If one remembers the fact that “nice” kernels define trace class integral operators in such a way that the trace can be recovered as the integral
$\int_{X}k(x,x)d\mu(x)$
over the diagonal (the basis of the trace formula for automorphic forms…), this sounds rather reasonable. There is however a difficulty: it is not so easy to write kernels $k(x,y)$ which both define a unitary operator, and are such that the integrals
$(\star)\quad\quad\quad\quad \int_{X}k(x,y)\overline{k(x,z)}d\mu(x)$
are well-defined in the usual sense! For instance, the most important unitary integral operator is certainly the Fourier transform, defined on $L^2(\mathbf{R},dx)$, and its kernel is
$k(x,y)=e^{2i\pi xy},$
for which the integrals above are all undefined in the Lebesgue sense. This is natural: if the kernel $k(x,y)$ were square integrable on $X\times X$, for instance, the corresponding integral operator on $L^2(X,\mu)$ would be compact, and its spectrum could not be contained in the unit circle (excluding the degenerate case of a finite-dimensional $L^2$-space.)

This probably explains why this question of orthogonality of column vectors is not to be found in standard textbooks. There are some examples however where things do work.

We consider the space $H=L^2(\mathbf{R}^*,|x|^{-1}dx)$, and as in the previous post, we look at the unitary operator
$T=\rho\Bigl(\begin{pmatrix}0&-1\\1&0\end{pmatrix}\Bigr),$
where $\rho$ is the principal series representation with eigenvalue $1/4$ of $\mathrm{PGL}_2(\mathbf{R})$. The result of Cogdell and Piatetski-Shapiro already mentioned there shows that $T$ is, indeed, a unitary operator given by a smooth kernel $k(x,y)=j(xy)$ for some function $j$ on $\mathbf{R}^*$. This function is explicit, and (as expected) not very integrable: we have
$j(x)=\begin{cases}-2\pi \sqrt{x}Y_0(4\pi\sqrt{x})\text{ for } x>0,\\4\sqrt{|x|}K_0(4\pi\sqrt{|x|})\text{ for } x<0.\end{cases}.$

Since it is classical that $Y_0(x)\approx x^{-1/2}$ for $x\rightarrow +\infty$, this function is neither integrable nor square-integrable. But, the function $K_0$ on $[0,+\infty[$ decays exponentially at infinity! This means that the integrals $(\star)$, which are given by
$\int_{\mathbf{R}^*}j(xy)\overline{j(xz)}\frac{dx}{|x|},$
make perfect sense when $y$ and $z$ have opposite sign (this requires also knowing that there is no problem at $0$, but that is indeed the case, because the Bessel functions here have just a logarithmic singularity there, and the factors $\sqrt{|x|}$ eliminate the $|x|^{-1}$ in the integral.)
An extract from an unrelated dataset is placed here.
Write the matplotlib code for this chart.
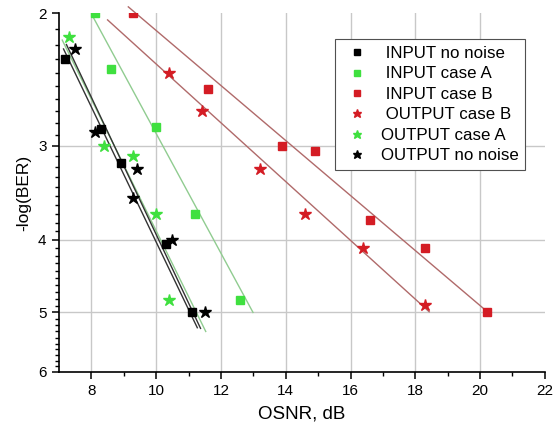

It should not be a surprise then that we have
$\int_{\mathbf{R}^*}j(xy)\overline{j(xz)}\frac{dx}{|x|}=0$
for $yz<0$. This boils down to an identity for integrals of Bessel functions that can be found in (combinations of) standard tables, or it can be proved more conceptually by viewing
$j(xy)=k(x,y)$
as limit of
$\frac{1}{2\epsilon}\int_{|u-y|<\epsilon} k(x,u)du,$
which is $T(f_{y,\epsilon})$ for the function $f_{y,\epsilon}$ which is the normalized characteristic function of the interval of radius $\epsilon$ around $y$, and similarly for $z$. Since
$\langle f_{y,\epsilon},f_{z,\epsilon}\rangle =0$
when $\epsilon$ is small enough, the unitarity gives
$\int_{\mathbf{R}^*} Tf_{y,\epsilon}(x)\overline{Tf_{z,\epsilon}(x)}\frac{dx}{|x|}=0,$
and one must take the limit $\epsilon\rightarrow 0$, which is made relatively easy by the exponential decay of $K_0$ at infinity…
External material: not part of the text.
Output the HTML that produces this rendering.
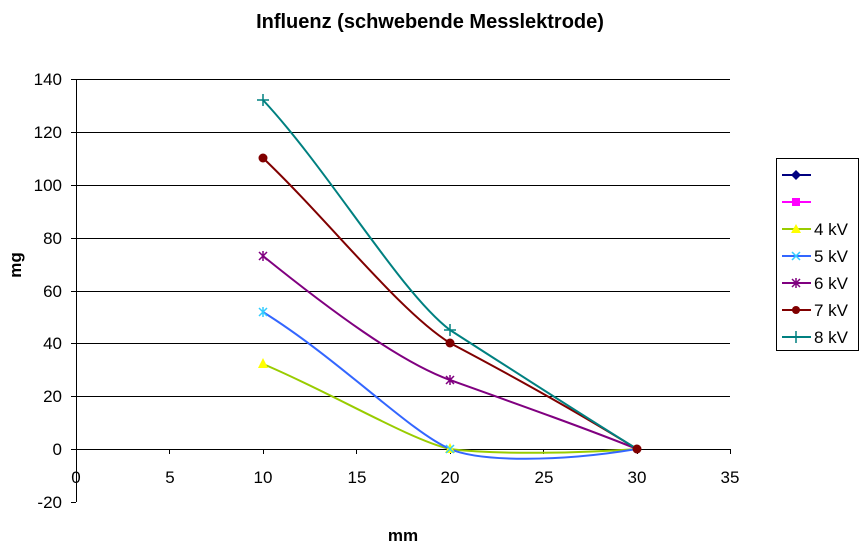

This is nice, but here comes a challenge: if one spells out this identity in terms of Bessel functions, what needs to be done is equivalent to showing that the function
$K(a, b)=\int_{0}^{+\infty}{Y_0(ax)K_0(bx)xdx}$
defined for $a,b>0$, is antisymmetric: we have
$K(a,b)=-K(b,a).$
Now, this fact is an “elementary” property of classical functions. Can one prove it directly? (By which I mean, without using the operator interpretation, but also without using an explicit formula for the integral…) For the moment, I have not succeeded…

I’ll conclude by correcting a mistake in my previous post (it should not be a surprise to anyone that if I attempt to be as clever as Euler, I may stumble rather badly, and the correction is in some sense rather small compared with one might expect)… There I claimed that the integral transform $w\mapsto W$ appearing in the Voronoi formula for the divisor function is given by
$|y|^{1/2}W(y)=T(|x|^{1/2}w(|x|)).$
But this is not the case: the proper formula is
$|y|^{1/2}W(y)=T(|x|^{1/2}\tilde{w}(x)),$
where $\tilde{w}(x)=w(x)$ if $x>0$, but $\tilde{w}(x)=0$ if $x<0$. This affects the final formula: we have
$\|W\|^2=\|w\|^2,$
$\|W\|^2=2\|w\|^2$
(the "proof" using the Fourier transform has the same mistake of using $w(|xy|)$ instead of $\tilde{w}(xy)$, so there is no contradiction between the informal argument and the rigorous one.)